L’essor des régimes illibéraux est une réalité, même si le concept reste incertain en termes de définition. Cependant, l’illibéralisme se répand, remettant en cause les conceptions classiques de la démocratie. Et ces régimes n’ont pas d’état d’âme à conclure des alliances et à afficher leurs ambitions.
Les régimes illibéraux dans un jeu mondialisé
Illiberal Regimes in a Globalised Game
The number of illiberal regimes is increasing, albeit defining illiberal precisely is not easy. Nevertheless, illiberalism is expanding and calls into question conventional perceptions of democracy. Moreover, the regimes concerned do not think twice about concluding alliances and stating their ambitions clearly.
Dans la quête désespérée d’un nouvel ordre mondial, la question des régimes politiques est vite venue alimenter le débat jusqu’à s’imposer comme variable explicative. Si on suit la vision la plus classique, le problème pourtant ne se pose pas : les gladiateurs étaient ces souverains dépourvus d’étiquette institutionnelle ; à mesure que s’épanouissait la théorie réaliste, la coloration du régime était totalement couverte par le voile de la puissance : seule celle-ci comptait.

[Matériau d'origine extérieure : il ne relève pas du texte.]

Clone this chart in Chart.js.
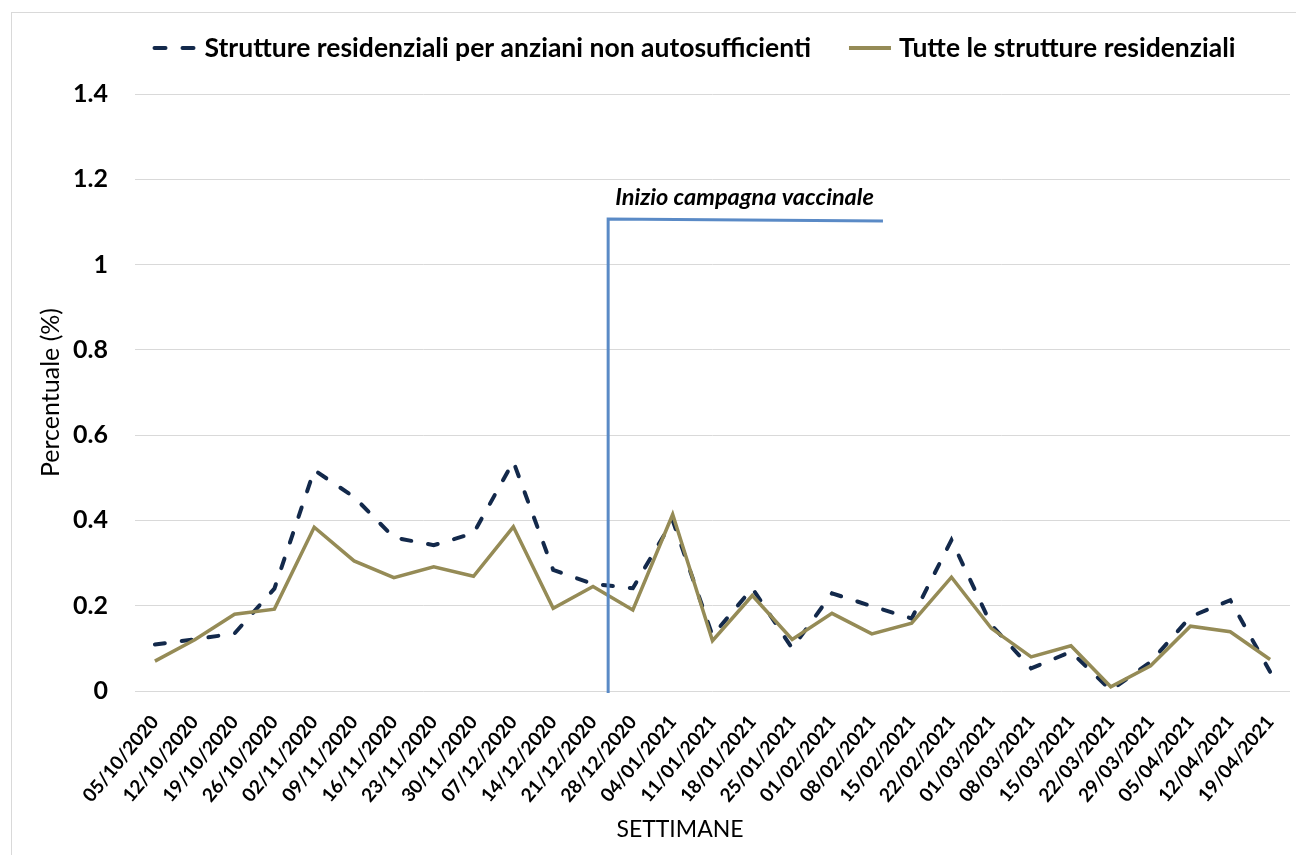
<!DOCTYPE html>
<html>
<head>
<meta charset="utf-8">
<script src="https://cdn.jsdelivr.net/npm/chart.js@4"></script>
<style>
html,body{margin:0;padding:0;background:#fff;}
#wrap{position:relative;width:1296px;height:855px;}
</style>
</head>
<body>
<div id="wrap"><canvas id="c" width="1296" height="855"></canvas></div>
<script>
const weeks = ['05/10/2020','12/10/2020','19/10/2020','26/10/2020','02/11/2020','09/11/2020','16/11/2020','23/11/2020','30/11/2020','07/12/2020','14/12/2020','21/12/2020','28/12/2020','04/01/2021','11/01/2021','18/01/2021','25/01/2021','01/02/2021','08/02/2021','15/02/2021','22/02/2021','01/03/2021','08/03/2021','15/03/2021','22/03/2021','29/03/2021','05/04/2021','12/04/2021','19/04/2021'];
const anziani = [0.109,0.121,0.135,0.24,0.518,0.455,0.36,0.342,0.37,0.538,0.284,0.251,0.241,0.40,0.13,0.241,0.10,0.229,0.199,0.17,0.354,0.155,0.053,0.092,0.002,0.068,0.174,0.213,0.045];
const tutte = [0.070,0.120,0.180,0.192,0.384,0.305,0.266,0.291,0.269,0.385,0.194,0.245,0.190,0.414,0.118,0.224,0.121,0.182,0.134,0.159,0.267,0.147,0.080,0.106,0.010,0.059,0.152,0.139,0.074];
const seriesNames = ['Strutture residenziali per anziani non autosufficienti','Tutte le strutture residenziali'];
const yTicks = [0, 0.2, 0.4, 0.6, 0.8, 1, 1.2, 1.4];
// vaccination campaign marker: category position and values
const vaccX = [11.38, 11.38, 18.28];
const vaccY = [0, 1.107, 1.102];
const vaccLabel = 'Inizio campagna vaccinale';
const xTitle = 'SETTIMANE';
const yTitle = 'Percentuale (%)';

const NAVY = '#13294b', GOLD = '#958b56', BLUE = '#5a8ac6', GRID = '#d9d9d9';
const FONT = 'Lato, "Open Sans", sans-serif';

const framePlugin = {
  id: 'frame',
  beforeDraw(chart) {
    const ctx = chart.ctx;
    ctx.save();
    ctx.fillStyle = '#fff';
    ctx.fillRect(0, 0, chart.width, chart.height);
    ctx.strokeStyle = '#d9d9d9';
    ctx.lineWidth = 1;
    ctx.strokeRect(11.5, 12.5, 1400, 1000);
    ctx.restore();
  },
  afterDraw(chart) {
    const ctx = chart.ctx;
    ctx.save();
    ctx.fillStyle = '#000';
    ctx.font = '23px ' + FONT;
    ctx.textAlign = 'center';
    ctx.textBaseline = 'middle';
    ctx.fillText(xTitle, 680, 830);
    ctx.restore();
  }
};

const vaccPlugin = {
  id: 'vacc',
  afterDatasetsDraw(chart) {
    const ctx = chart.ctx, xs = chart.scales.x, ys = chart.scales.y;
    ctx.save();
    ctx.strokeStyle = BLUE;
    ctx.lineWidth = 3;
    ctx.beginPath();
    for (let i = 0; i < vaccX.length; i++) {
      const px = xs.getPixelForValue(vaccX[i]);
      const py = ys.getPixelForValue(vaccY[i]);
      if (i === 0) ctx.moveTo(px, py + 2); else ctx.lineTo(px, py);
    }
    ctx.stroke();
    const x0 = xs.getPixelForValue(vaccX[1]);
    const x1 = xs.getPixelForValue(vaccX[2]);
    const yT = ys.getPixelForValue(vaccY[1]);
    ctx.fillStyle = '#000';
    ctx.font = 'italic bold 23.5px ' + FONT;
    ctx.textAlign = 'center';
    ctx.textBaseline = 'alphabetic';
    ctx.fillText(vaccLabel, (x0 + x1) / 2 - 1, yT - 14);
    ctx.restore();
  }
};

const legendPlugin = {
  id: 'customLegend',
  afterDraw(chart) {
    const ctx = chart.ctx;
    ctx.save();
    ctx.font = 'bold 26.5px ' + FONT;
    const w0 = ctx.measureText(seriesNames[0]).width;
    const w1 = ctx.measureText(seriesNames[1]).width;
    const sym = 42, gap = 10, between = 38;
    const total = sym + gap + w0 + between + sym + gap + w1;
    let x = 695 - total / 2;
    const y = 48;
    ctx.strokeStyle = NAVY; ctx.lineWidth = 4; ctx.lineCap = 'round';
    ctx.setLineDash([11, 17]);
    ctx.beginPath(); ctx.moveTo(x + 2, y); ctx.lineTo(x + sym, y); ctx.stroke();
    ctx.setLineDash([]);
    x += sym + gap;
    ctx.fillStyle = '#000'; ctx.textBaseline = 'alphabetic'; ctx.textAlign = 'left';
    ctx.fillText(seriesNames[0], x, 57);
    x += w0 + between;
    ctx.strokeStyle = GOLD; ctx.lineWidth = 4; ctx.lineCap = 'butt';
    ctx.beginPath(); ctx.moveTo(x, y); ctx.lineTo(x + sym, y); ctx.stroke();
    x += sym + gap - 2;
    ctx.fillText(seriesNames[1], x, 57);
    ctx.restore();
  }
};

new Chart(document.getElementById('c'), {
  type: 'line',
  data: {
    labels: weeks,
    datasets: [
      { label: seriesNames[0], data: anziani, borderColor: NAVY, borderWidth: 4,
        borderDash: [10, 17], borderCapStyle: 'round', pointRadius: 0, tension: 0, fill: false, order: 1 },
      { label: seriesNames[1], data: tutte, borderColor: GOLD, borderWidth: 3.5,
        pointRadius: 0, tension: 0, fill: false, order: 0 }
    ]
  },
  options: {
    responsive: false,
    animation: false,
    layout: { padding: { top: 94, left: 20, right: 6, bottom: 10 } },
    plugins: { legend: { display: false }, tooltip: { enabled: false } },
    scales: {
      x: {
        offset: true,
        grid: { display: false, drawTicks: false },
        border: { display: false },
        ticks: { color: '#000', font: { family: FONT, weight: 'bold', size: 19 }, minRotation: 50, maxRotation: 50, autoSkip: false, padding: 20 },
        afterFit(s) { s.height = 845 - 691; s.paddingLeft = 0; s.paddingRight = 0; }
      },
      y: {
        min: 0, max: 1.4,
        afterBuildTicks(s) { s.ticks = yTicks.map(v => ({ value: v })); },
        grid: { color: GRID, lineWidth: 1, drawTicks: false },
        border: { display: false },
        ticks: { color: '#000', font: { family: FONT, weight: 'bold', size: 25 }, padding: 27,
          callback: v => String(v) },
        title: { display: true, text: yTitle, color: '#000', font: { family: FONT, size: 25 }, padding: { top: 16, bottom: 0 } },
        afterFit(s) { s.width = 135 - 20; }
      }
    }
  },
  plugins: [framePlugin, vaccPlugin, legendPlugin]
});
</script>
</body>
</html>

Il fallut attendre les effets idéologiques de la guerre froide pour que la référence à la démocratie soit explicitement introduite, à l’instar de ce que fit l’historien français Raymond Aron dans Paix et Guerre entre les nations (1962), lorsqu’il intégra dans son analyse l’hétérogénéité des régimes qui se faisaient concurrence de chaque côté du Mur. L’idée était sociologique, car nul ne peut contester la pertinence de sa prise en compte empirique dans un tel contexte, mais elle était aussi éthique : la guerre n’était plus seulement une froide opposition d’utilités, mais un affrontement qui se voulait aussi celui du bien et du mal, de la démocratie et de la dictature.
Un concept incertain
La chute du mur de Berlin n’a fait qu’amplifier la réflexion : la victoire remportée par l’Occident dans le dénouement de la guerre froide a immédiatement pris un tour moral, voire philosophique, et a enclenché les thèses célèbres sur une supposée « fin de l’histoire », chère au chercheur en sciences politiques américain Francis Fukuyama, annonçant en même temps le triomphe du capitalisme et celui de la démocratie dans sa version libérale (Fukuyama, 1992). On a pu penser alors que les régimes autoritaires n’étaient qu’un reliquat de l’histoire, appelé à disparaître sous le double effet de l’extinction des idéologies et du triomphe des modèles développementalistes. L’autoritarisme n’était plus que l’opposé vaincu du libéralisme et gagnait ainsi peu à peu son attribut négatif « d’illibéral » qui, dans son appellation, suggérait son incapacité de définir un contre-modèle. Cependant, à mesure que l’optimisme de Fukuyama se défaisait, il fallait revenir à des constats plus lucides, intégrant dans l’analyse ces régimes coercitifs qui duraient, voire se renforçaient, tout en adoptant les règles du capitalisme ; il fallait prendre en compte ces régimes post-soviétiques qui ne parvenaient pas à se défaire de certaines composantes coercitives passées. Ces derniers ont ainsi inspiré au journaliste en relations internationales Fareed Zakaria ce néologisme, en gestation depuis quelques années (Zakaria, 1998). La thèse se voulait un hymne à la liberté et au droit qui doivent précéder la démocratie formelle. L’illibéralisme est donc d’abord tenu pour un déni, celui de la distinction entre État et société civile, celui des libertés publiques et celui de l’ordre constitutionnel.